**WRITTEN TASK**
Print exactly the lines from the first one down to the line containing "0.0545, 0.052, 0.049];", both ends included, with no pictures and nothing else.

**DATA EXTRACT**
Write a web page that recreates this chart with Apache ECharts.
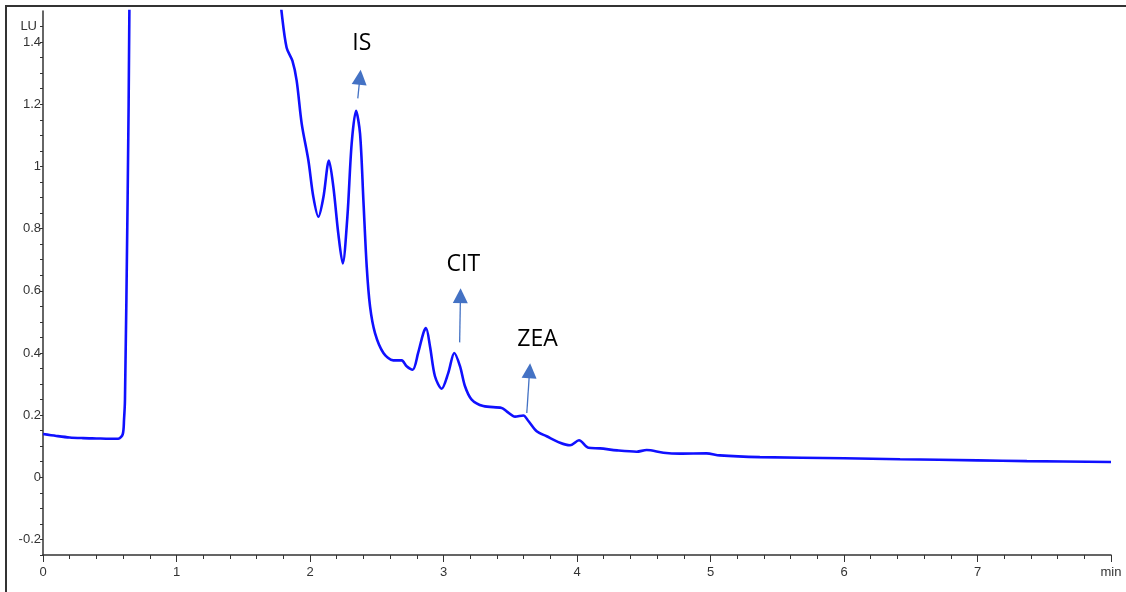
<!DOCTYPE html>
<html>
<head>
<meta charset="utf-8">
<script src="https://cdn.jsdelivr.net/npm/echarts@6/dist/echarts.min.js"></script>
<style>
  html, body { margin: 0; padding: 0; background: #ffffff; }
  #chart { width: 1126px; height: 592px; }
</style>
</head>
<body>
<div id="chart"></div>
<script>
  // retention time (min) and signal (LU)
  const times = [0, 0.1, 0.2, 0.3, 0.4, 0.5, 0.564, 0.597, 0.607, 0.614, 0.634, 0.647, 0.66, 0.8, 1.2, 1.6, 1.72, 1.76,
    1.788, 1.825, 1.868, 1.9, 1.938, 1.988, 2.025, 2.063, 2.1, 2.142, 2.175, 2.212, 2.245, 2.28, 2.312, 2.345, 2.375,
    2.4, 2.425, 2.45, 2.487, 2.55, 2.624, 2.687, 2.724, 2.769, 2.81, 2.849, 2.869, 2.899, 2.936, 2.986, 3.036, 3.081,
    3.124, 3.161, 3.211, 3.298, 3.436, 3.473, 3.536, 3.598, 3.636, 3.698, 3.773, 3.873, 3.948, 4.015, 4.085, 4.172,
    4.3, 4.447, 4.522, 4.647, 4.77, 4.97, 5.07, 5.37, 6.0, 6.42, 7.0, 7.37, 8.0];
  const signal = [0.139, 0.133, 0.128, 0.126, 0.125, 0.124, 0.124, 0.138, 0.186, 0.25, 0.9, 1.5, 3.0, 5.0, 4.0, 2.6, 1.9, 1.62,
    1.494, 1.382, 1.34, 1.276, 1.137, 1.019, 0.902, 0.838, 0.9, 1.019, 0.934, 0.784, 0.688, 0.838, 1.073, 1.179, 1.105,
    0.891, 0.677, 0.549, 0.464, 0.4, 0.376, 0.376, 0.357, 0.346, 0.4, 0.464, 0.48, 0.421, 0.325, 0.285, 0.336, 0.4,
    0.357, 0.293, 0.25, 0.229, 0.223, 0.212, 0.195, 0.199, 0.181, 0.148, 0.132, 0.111, 0.103, 0.119, 0.095, 0.093,
    0.0865, 0.0823, 0.0876, 0.079, 0.076, 0.077, 0.0705, 0.065, 0.061, 0.058, 0.0545, 0.052, 0.049];

  // peak annotations: arrow start, arrow head, label position (data coords)
  const peakNames = ['IS', 'CIT', 'ZEA'];
  const arrowFrom = [[2.358, 1.219], [3.121, 0.434], [3.624, 0.207]];
  const arrowTo = [[2.374, 1.287], [3.127, 0.584], [3.645, 0.343]];
  const labelAt = [[2.388, 1.395], [3.149, 0.685], [3.704, 0.445]];

  const myChart = echarts.init(document.getElementById('chart'));

  const axisColor = '#333333';
  const labelFont = 'Liberation Sans';

  let seriesData = [];
  for (let i = 0; i < times.length; i++) {
    seriesData.push([times[i], signal[i]]);
  }
  let arrows = [];
  let labels = [];
  for (let i = 0; i < peakNames.length; i++) {
    arrows.push([{coord: arrowFrom[i]}, {coord: arrowTo[i]}]);
    labels.push({name: peakNames[i], coord: labelAt[i]});
  }

  const chartOption = {
    animation: false,
    grid: {left: 43, right: 15, top: 11, bottom: 37, containLabel: false},
    xAxis: [
      {
        type: 'value',
        position: 'bottom',
        min: 0,
        max: 8,
        interval: 0.2,
        axisLine: {show: true, onZero: false, lineStyle: {color: axisColor, width: 1.5}},
        axisTick: {show: true, length: 4, lineStyle: {color: axisColor}},
        splitLine: {show: false},
        axisLabel: {
          color: axisColor,
          fontSize: 13,
          fontFamily: labelFont,
          margin: 11,
          showMaxLabel: true,
          formatter: function (v) {
            if (Math.abs(v - 8) < 1e-6) return 'min';
            if (Math.abs(v - Math.round(v)) < 1e-6) return String(Math.round(v));
            return '';
          }
        }
      },
      {
        // longer ticks on whole minutes
        type: 'value',
        position: 'bottom',
        min: 0,
        max: 8,
        interval: 1,
        axisLine: {show: false, onZero: false},
        axisTick: {show: true, length: 7, lineStyle: {color: axisColor}},
        axisLabel: {show: false},
        splitLine: {show: false}
      }
    ],
    yAxis: {
      type: 'value',
      min: -0.25,
      max: 1.5,
      interval: 0.05,
      name: 'LU',
      nameLocation: 'end',
      nameGap: -22,
      nameTextStyle: {color: axisColor, fontSize: 13, fontFamily: labelFont, align: 'right', padding: [0, 6, 0, 0]},
      axisLine: {show: true, onZero: false, lineStyle: {color: axisColor, width: 1.5}},
      axisTick: {show: true, length: 3, lineStyle: {color: axisColor}},
      splitLine: {show: false},
      axisLabel: {
        color: axisColor,
        fontSize: 13,
        fontFamily: labelFont,
        margin: 2,
        showMaxLabel: false,
        formatter: function (v) {
          const k = v / 0.2;
          if (Math.abs(k - Math.round(k)) < 1e-6) return String(Math.round(v * 10) / 10);
          return '';
        }
      }
    },
    series: [
      {
        type: 'line',
        xAxisIndex: 0,
        data: seriesData,
        showSymbol: false,
        smooth: 0.3,
        clip: true,
        lineStyle: {color: '#1010ff', width: 2.6},
        markLine: {
          silent: true,
          symbol: ['none', 'triangle'],
          symbolSize: 15,
          label: {show: false},
          lineStyle: {color: '#4472c4', width: 1.3, type: 'solid'},
          itemStyle: {color: '#4472c4'},
          data: arrows
        },
        markPoint: {
          silent: true,
          symbol: 'circle',
          symbolSize: 0,
          label: {
            show: true,
            position: 'inside',
            formatter: '{b}',
            color: '#000000',
            fontSize: 23,
            fontFamily: 'Open Sans'
          },
          data: labels
        }
      }
    ],
    graphic: [
      {
        // outer frame of the original screenshot
        type: 'rect',
        silent: true,
        shape: {x: 6, y: 6, width: 1300, height: 800},
        style: {fill: 'none', stroke: '#333333', lineWidth: 2}
      }
    ]
  };

  myChart.setOption(chartOption);
</script>
</body>
</html>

**WRITTEN SOLUTION**
Write a web page that recreates this chart with Apache ECharts.
<!DOCTYPE html>
<html>
<head>
<meta charset="utf-8">
<script src="https://cdn.jsdelivr.net/npm/echarts@6/dist/echarts.min.js"></script>
<style>
  html, body { margin: 0; padding: 0; background: #ffffff; }
  #chart { width: 1126px; height: 592px; }
</style>
</head>
<body>
<div id="chart"></div>
<script>
  // retention time (min) and signal (LU)
  const times = [0, 0.1, 0.2, 0.3, 0.4, 0.5, 0.564, 0.597, 0.607, 0.614, 0.634, 0.647, 0.66, 0.8, 1.2, 1.6, 1.72, 1.76,
    1.788, 1.825, 1.868, 1.9, 1.938, 1.988, 2.025, 2.063, 2.1, 2.142, 2.175, 2.212, 2.245, 2.28, 2.312, 2.345, 2.375,
    2.4, 2.425, 2.45, 2.487, 2.55, 2.624, 2.687, 2.724, 2.769, 2.81, 2.849, 2.869, 2.899, 2.936, 2.986, 3.036, 3.081,
    3.124, 3.161, 3.211, 3.298, 3.436, 3.473, 3.536, 3.598, 3.636, 3.698, 3.773, 3.873, 3.948, 4.015, 4.085, 4.172,
    4.3, 4.447, 4.522, 4.647, 4.77, 4.97, 5.07, 5.37, 6.0, 6.42, 7.0, 7.37, 8.0];
  const signal = [0.139, 0.133, 0.128, 0.126, 0.125, 0.124, 0.124, 0.138, 0.186, 0.25, 0.9, 1.5, 3.0, 5.0, 4.0, 2.6, 1.9, 1.62,
    1.494, 1.382, 1.34, 1.276, 1.137, 1.019, 0.902, 0.838, 0.9, 1.019, 0.934, 0.784, 0.688, 0.838, 1.073, 1.179, 1.105,
    0.891, 0.677, 0.549, 0.464, 0.4, 0.376, 0.376, 0.357, 0.346, 0.4, 0.464, 0.48, 0.421, 0.325, 0.285, 0.336, 0.4,
    0.357, 0.293, 0.25, 0.229, 0.223, 0.212, 0.195, 0.199, 0.181, 0.148, 0.132, 0.111, 0.103, 0.119, 0.095, 0.093,
    0.0865, 0.0823, 0.0876, 0.079, 0.076, 0.077, 0.0705, 0.065, 0.061, 0.058, 0.0545, 0.052, 0.049];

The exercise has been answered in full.